NON PROCURARE LA MORTE. E come per Charlie Gard, quando chiese ai medici di «accompagnare e curare» il bimbo «sino alla fine» sottolineando che «difendere la vita umana, soprattutto quando è ferita dalla malattia, è un impegno d’amore che Dio affida ad ogni uomo», il Papa ha lanciato un messaggio forte e chiaro. Accompagnare e curare, non procurare la morte, non accorciare la vita. Come già Assuntina Morresi aveva sottolineato su tempi.it, il giudice Hayden, che ha portato il contenzioso legale per la morte di Alfie nella stessa direzione di quello di Charlie, Isaiah, Inès, e di chissà quanti altri bambini con “scarsa qualità di vita” (e per altro lo ha fatto strumentalizzando nella sentenza un passo sul fine-vita tratto dal messaggio inviato proprio da Francesco a monsignor Vincenzo Paglia in occasione di un convegno internazionale di medici), «non ha ricordato che per Charlie Gard il Papa ha messo a disposizione il suo ospedale, il Bambin Gesù, che si è rifiutato, con dichiarazioni ufficiali della sua presidente, di trasferire Charlie in Italia per eseguire la sentenza di sospensione della ventilazione artificiale: al Bambin Gesù, hanno dichiarato ufficialmente, in una conferenza stampa dedicata, che la respirazione assistita si interrompe solo a chi viene accertata la cosiddetta “morte cerebrale”, che per Charlie non c’era, così come non c’era per Isaiah e per Inés, e non c’è per Alfie».

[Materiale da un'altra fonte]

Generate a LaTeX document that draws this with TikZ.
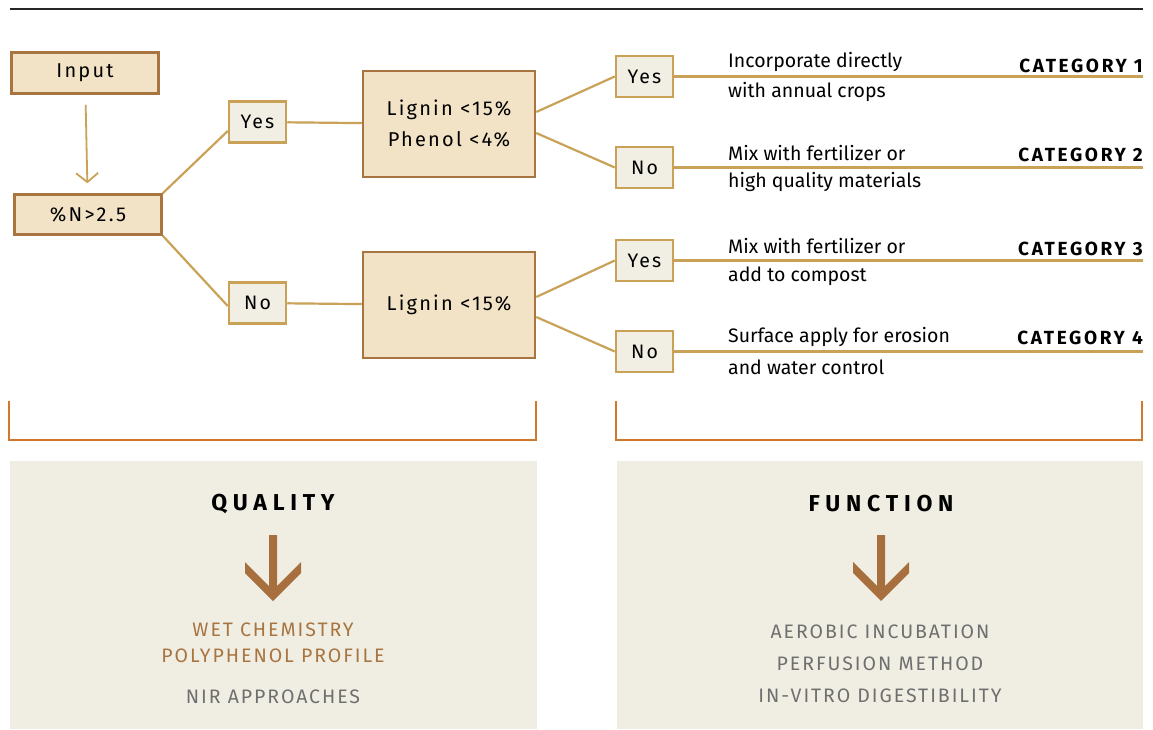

«IL MEDICO NON È PADRONE». Accompagnare e curare: proprio come ribadito il 15 marzo scorso da Sergio Picardo, responsabile di Anestesia, rianimazione e Comparto operatorio dell’ospedale Bambino Gesù di Roma in una chiara intervista ad Avvenire: «Se non esistono cure, o se sono inutili, compito del medico è fare in modo che la malattia venga vissuta nella maniera più dignitosa possibile, senza affrettare il decorso. Ma il supporto delle cure vitali resta». Il dottore dell’ospedale del Papa, ospedale chiamato in causa anche nel processo di Alfie, sottolinea: «Noi non possiamo procurare la morte, quindi nel momento in cui c’è un supporto vitale non lo interrompiamo, se serve appunto a mantenere in vita il paziente, perché altrimenti in quel modo si procura la morte. Il medico non è padrone della vita e della morte. Non è il medico che sceglie il momento in cui l’essere umano muore. Se il paziente è terminale, si accompagna lui e la famiglia sostanzialmente per tutto il decorso della malattia ma non si applica alcuna manovra per abbreviarne i tempi».
Cure palliative, ventilazione, ecco tutto il necessario per continuare ad accompagnare con compassione sino alla fine il piccolo Alfie Evans, così come dovevano essere accompagnati Charlie, Isaiah e Inés, morti soffocati: è quello che chiedono i genitori di Alfie, che chiedono i medici dell’ospedale del Papa, che chiede il Papa.